• [Exercise objective]
Write out the listing below exactly, and omit any images you find in it.

• [Recorded data]

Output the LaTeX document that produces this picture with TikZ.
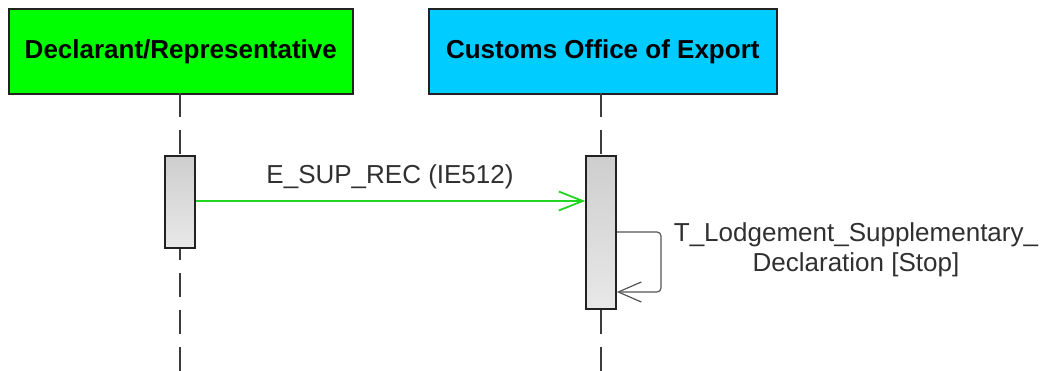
\documentclass[tikz,border=0pt]{standalone}
\usepackage{fontspec}
\setmainfont{Liberation Sans}
\usetikzlibrary{arrows.meta,calc}
\definecolor{hgreen}{RGB}{0,255,0}
\definecolor{hcyan}{RGB}{0,204,255}
\definecolor{boxline}{RGB}{34,34,34}
\definecolor{lifeline}{RGB}{60,60,60}
\definecolor{actTop}{RGB}{206,206,206}
\definecolor{actBot}{RGB}{232,232,232}
\definecolor{msggreen}{RGB}{32,214,32}
\definecolor{txtgray}{RGB}{48,48,48}
\definecolor{loopgray}{RGB}{85,85,85}
\tikzset{
  header/.style={draw=boxline, line width=1.6pt, minimum height=85pt, inner sep=0pt,
    font=\fontsize{26}{30}\selectfont\bfseries, text=black, anchor=north west},
  lifelinestyle/.style={draw=lifeline, line width=1.6pt, dash pattern=on 24pt off 13pt},
  activation/.style={draw=boxline, line width=1.6pt, top color=actTop, bottom color=actBot,
    minimum width=30pt, inner sep=0pt, anchor=north},
  msg/.style={draw=msggreen, line width=1.8pt, -{Straight Barb[length=24pt,width=19pt,line width=1.8pt]}},
  selfmsg/.style={draw=loopgray, line width=1.2pt, rounded corners=4pt, -{Straight Barb[length=23pt,width=20pt,line width=1.2pt]}},
  lbl/.style={font=\fontsize{26}{30}\selectfont, text=txtgray, inner sep=0pt},
}
\begin{document}
\begin{tikzpicture}[x=1pt,y=-1pt]
\useasboundingbox (0,0) rectangle (1044,371);
% headers
\node[header, fill=hgreen, minimum width=344pt] (h1) at (8,8) {Declarant/Representative};
\node[header, fill=hcyan, minimum width=348pt] (h2) at (428,8) {Customs Office of Export};
% lifeline coordinates
\coordinate (l1top) at (180,93);
\coordinate (l2top) at (601,93);
\coordinate (l1a) at (180,155);
\coordinate (l2a) at (601,155);
\coordinate (l1b) at (180,236);
\coordinate (l2b) at (601,236);
\coordinate (l1end) at (180,371);
\coordinate (l2end) at (601,371);
\path[lifelinestyle] (l1top) -- (l1a);
\path[lifelinestyle] (l2top) -- (l2a);
\path[lifelinestyle] (l1b) -- (l1end);
\path[lifelinestyle] (l2b) -- (l2end);
% activations
\node[activation, minimum height=92pt] (a1) at (l1a) {};
\node[activation, minimum height=153pt] (a2) at (l2a) {};
% message
\coordinate (my) at (0,201);
\draw[msg] (a1.east |- my) -- (a2.west |- my);
\node[lbl, anchor=base] (m1) at (390,184) {E\_SUP\_REC (IE512)};
% self message
\coordinate (sy1) at (0,232);
\coordinate (sy2) at (0,292);
\coordinate (sx) at (661,0);
\draw[selfmsg] (a2.east |- sy1) -- (sx |- sy1) -- (sx |- sy2) -- (a2.east |- sy2);
\node[lbl, align=center, anchor=north] (m2) at (856,222) {T\_Lodgement\_Supplementary\_\\Declaration [Stop]};
\end{tikzpicture}
\end{document}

• [Exercise output]
Output the LaTeX document that produces this picture with TikZ.
\documentclass[tikz,border=0pt]{standalone}
\usepackage{fontspec}
\setmainfont{Liberation Sans}
\usetikzlibrary{arrows.meta,calc}
\definecolor{hgreen}{RGB}{0,255,0}
\definecolor{hcyan}{RGB}{0,204,255}
\definecolor{boxline}{RGB}{34,34,34}
\definecolor{lifeline}{RGB}{60,60,60}
\definecolor{actTop}{RGB}{206,206,206}
\definecolor{actBot}{RGB}{232,232,232}
\definecolor{msggreen}{RGB}{32,214,32}
\definecolor{txtgray}{RGB}{48,48,48}
\definecolor{loopgray}{RGB}{85,85,85}
\tikzset{
  header/.style={draw=boxline, line width=1.6pt, minimum height=85pt, inner sep=0pt,
    font=\fontsize{26}{30}\selectfont\bfseries, text=black, anchor=north west},
  lifelinestyle/.style={draw=lifeline, line width=1.6pt, dash pattern=on 24pt off 13pt},
  activation/.style={draw=boxline, line width=1.6pt, top color=actTop, bottom color=actBot,
    minimum width=30pt, inner sep=0pt, anchor=north},
  msg/.style={draw=msggreen, line width=1.8pt, -{Straight Barb[length=24pt,width=19pt,line width=1.8pt]}},
  selfmsg/.style={draw=loopgray, line width=1.2pt, rounded corners=4pt, -{Straight Barb[length=23pt,width=20pt,line width=1.2pt]}},
  lbl/.style={font=\fontsize{26}{30}\selectfont, text=txtgray, inner sep=0pt},
}
\begin{document}
\begin{tikzpicture}[x=1pt,y=-1pt]
\useasboundingbox (0,0) rectangle (1044,371);
% headers
\node[header, fill=hgreen, minimum width=344pt] (h1) at (8,8) {Declarant/Representative};
\node[header, fill=hcyan, minimum width=348pt] (h2) at (428,8) {Customs Office of Export};
% lifeline coordinates
\coordinate (l1top) at (180,93);
\coordinate (l2top) at (601,93);
\coordinate (l1a) at (180,155);
\coordinate (l2a) at (601,155);
\coordinate (l1b) at (180,236);
\coordinate (l2b) at (601,236);
\coordinate (l1end) at (180,371);
\coordinate (l2end) at (601,371);
\path[lifelinestyle] (l1top) -- (l1a);
\path[lifelinestyle] (l2top) -- (l2a);
\path[lifelinestyle] (l1b) -- (l1end);
\path[lifelinestyle] (l2b) -- (l2end);
% activations
\node[activation, minimum height=92pt] (a1) at (l1a) {};
\node[activation, minimum height=153pt] (a2) at (l2a) {};
% message
\coordinate (my) at (0,201);
\draw[msg] (a1.east |- my) -- (a2.west |- my);
\node[lbl, anchor=base] (m1) at (390,184) {E\_SUP\_REC (IE512)};
% self message
\coordinate (sy1) at (0,232);
\coordinate (sy2) at (0,292);
\coordinate (sx) at (661,0);
\draw[selfmsg] (a2.east |- sy1) -- (sx |- sy1) -- (sx |- sy2) -- (a2.east |- sy2);
\node[lbl, align=center, anchor=north] (m2) at (856,222) {T\_Lodgement\_Supplementary\_\\Declaration [Stop]};
\end{tikzpicture}
\end{document}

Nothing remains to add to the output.